*REQUIRED WORK*: All the data must come back unchanged, except that pictures are left out.

*INFORMATION SUPPLIED*:
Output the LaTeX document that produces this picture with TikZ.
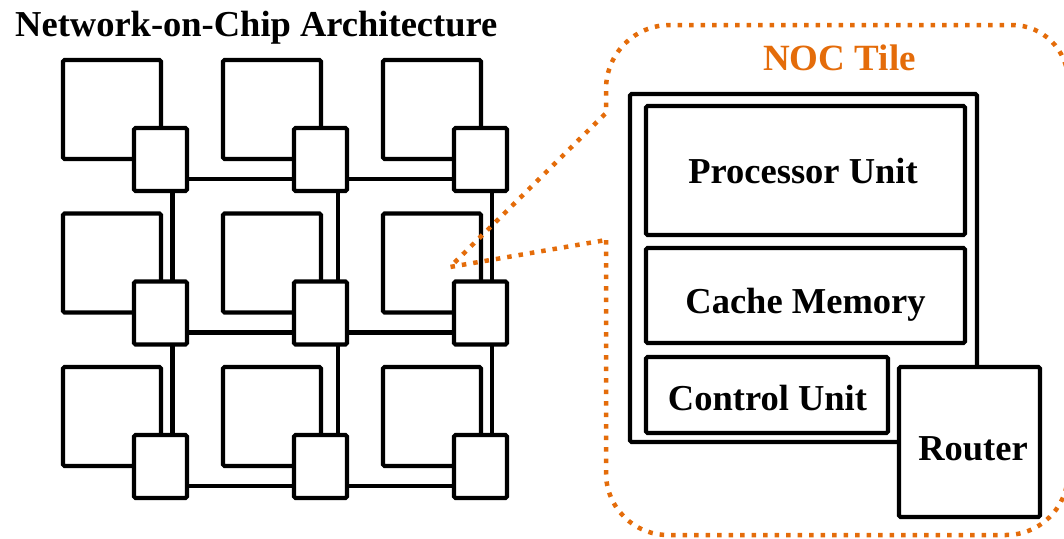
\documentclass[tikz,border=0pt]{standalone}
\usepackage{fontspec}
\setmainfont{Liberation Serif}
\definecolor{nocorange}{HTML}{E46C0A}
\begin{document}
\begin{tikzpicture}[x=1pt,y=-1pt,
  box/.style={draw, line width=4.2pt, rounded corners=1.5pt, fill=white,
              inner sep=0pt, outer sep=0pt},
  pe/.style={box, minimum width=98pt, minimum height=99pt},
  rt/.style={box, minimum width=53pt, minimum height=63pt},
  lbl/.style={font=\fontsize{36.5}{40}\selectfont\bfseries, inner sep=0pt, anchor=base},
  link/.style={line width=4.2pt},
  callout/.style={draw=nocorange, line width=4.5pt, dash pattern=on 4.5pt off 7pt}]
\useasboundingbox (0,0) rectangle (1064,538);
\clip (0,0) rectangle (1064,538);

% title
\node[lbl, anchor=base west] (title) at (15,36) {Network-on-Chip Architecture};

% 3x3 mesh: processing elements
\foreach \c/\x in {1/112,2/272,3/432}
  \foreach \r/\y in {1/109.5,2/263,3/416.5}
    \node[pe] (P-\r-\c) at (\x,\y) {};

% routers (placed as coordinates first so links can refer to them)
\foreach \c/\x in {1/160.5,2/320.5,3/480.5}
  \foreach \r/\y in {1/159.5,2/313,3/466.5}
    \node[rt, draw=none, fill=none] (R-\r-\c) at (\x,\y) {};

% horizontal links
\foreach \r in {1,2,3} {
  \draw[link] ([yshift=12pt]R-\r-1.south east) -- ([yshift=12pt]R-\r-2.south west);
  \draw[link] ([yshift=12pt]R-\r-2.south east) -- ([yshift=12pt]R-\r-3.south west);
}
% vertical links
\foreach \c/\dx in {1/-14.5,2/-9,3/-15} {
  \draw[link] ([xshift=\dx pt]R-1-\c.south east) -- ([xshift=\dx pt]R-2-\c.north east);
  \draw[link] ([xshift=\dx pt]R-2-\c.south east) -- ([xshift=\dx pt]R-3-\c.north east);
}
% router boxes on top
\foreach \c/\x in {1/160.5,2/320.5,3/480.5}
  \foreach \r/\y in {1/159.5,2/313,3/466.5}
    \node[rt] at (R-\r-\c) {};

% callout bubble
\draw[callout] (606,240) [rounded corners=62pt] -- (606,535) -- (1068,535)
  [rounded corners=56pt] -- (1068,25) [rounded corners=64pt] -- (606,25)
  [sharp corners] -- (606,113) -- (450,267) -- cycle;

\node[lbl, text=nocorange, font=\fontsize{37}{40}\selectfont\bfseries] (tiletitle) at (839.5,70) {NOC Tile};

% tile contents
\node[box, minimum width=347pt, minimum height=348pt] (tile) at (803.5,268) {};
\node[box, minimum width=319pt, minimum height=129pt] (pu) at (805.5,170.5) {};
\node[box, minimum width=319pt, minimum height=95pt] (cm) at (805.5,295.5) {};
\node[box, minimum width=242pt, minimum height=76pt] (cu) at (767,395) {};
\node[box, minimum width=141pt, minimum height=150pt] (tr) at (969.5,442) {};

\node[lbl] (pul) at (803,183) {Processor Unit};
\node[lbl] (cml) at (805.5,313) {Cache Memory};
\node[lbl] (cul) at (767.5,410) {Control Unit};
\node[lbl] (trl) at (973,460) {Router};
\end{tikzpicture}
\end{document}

*RIGHT ANSWER*:
Output the LaTeX document that produces this picture with TikZ.
\documentclass[tikz,border=0pt]{standalone}
\usepackage{fontspec}
\setmainfont{Liberation Serif}
\definecolor{nocorange}{HTML}{E46C0A}
\begin{document}
\begin{tikzpicture}[x=1pt,y=-1pt,
  box/.style={draw, line width=4.2pt, rounded corners=1.5pt, fill=white,
              inner sep=0pt, outer sep=0pt},
  pe/.style={box, minimum width=98pt, minimum height=99pt},
  rt/.style={box, minimum width=53pt, minimum height=63pt},
  lbl/.style={font=\fontsize{36.5}{40}\selectfont\bfseries, inner sep=0pt, anchor=base},
  link/.style={line width=4.2pt},
  callout/.style={draw=nocorange, line width=4.5pt, dash pattern=on 4.5pt off 7pt}]
\useasboundingbox (0,0) rectangle (1064,538);
\clip (0,0) rectangle (1064,538);

% title
\node[lbl, anchor=base west] (title) at (15,36) {Network-on-Chip Architecture};

% 3x3 mesh: processing elements
\foreach \c/\x in {1/112,2/272,3/432}
  \foreach \r/\y in {1/109.5,2/263,3/416.5}
    \node[pe] (P-\r-\c) at (\x,\y) {};

% routers (placed as coordinates first so links can refer to them)
\foreach \c/\x in {1/160.5,2/320.5,3/480.5}
  \foreach \r/\y in {1/159.5,2/313,3/466.5}
    \node[rt, draw=none, fill=none] (R-\r-\c) at (\x,\y) {};

% horizontal links
\foreach \r in {1,2,3} {
  \draw[link] ([yshift=12pt]R-\r-1.south east) -- ([yshift=12pt]R-\r-2.south west);
  \draw[link] ([yshift=12pt]R-\r-2.south east) -- ([yshift=12pt]R-\r-3.south west);
}
% vertical links
\foreach \c/\dx in {1/-14.5,2/-9,3/-15} {
  \draw[link] ([xshift=\dx pt]R-1-\c.south east) -- ([xshift=\dx pt]R-2-\c.north east);
  \draw[link] ([xshift=\dx pt]R-2-\c.south east) -- ([xshift=\dx pt]R-3-\c.north east);
}
% router boxes on top
\foreach \c/\x in {1/160.5,2/320.5,3/480.5}
  \foreach \r/\y in {1/159.5,2/313,3/466.5}
    \node[rt] at (R-\r-\c) {};

% callout bubble
\draw[callout] (606,240) [rounded corners=62pt] -- (606,535) -- (1068,535)
  [rounded corners=56pt] -- (1068,25) [rounded corners=64pt] -- (606,25)
  [sharp corners] -- (606,113) -- (450,267) -- cycle;

\node[lbl, text=nocorange, font=\fontsize{37}{40}\selectfont\bfseries] (tiletitle) at (839.5,70) {NOC Tile};

% tile contents
\node[box, minimum width=347pt, minimum height=348pt] (tile) at (803.5,268) {};
\node[box, minimum width=319pt, minimum height=129pt] (pu) at (805.5,170.5) {};
\node[box, minimum width=319pt, minimum height=95pt] (cm) at (805.5,295.5) {};
\node[box, minimum width=242pt, minimum height=76pt] (cu) at (767,395) {};
\node[box, minimum width=141pt, minimum height=150pt] (tr) at (969.5,442) {};

\node[lbl] (pul) at (803,183) {Processor Unit};
\node[lbl] (cml) at (805.5,313) {Cache Memory};
\node[lbl] (cul) at (767.5,410) {Control Unit};
\node[lbl] (trl) at (973,460) {Router};
\end{tikzpicture}
\end{document}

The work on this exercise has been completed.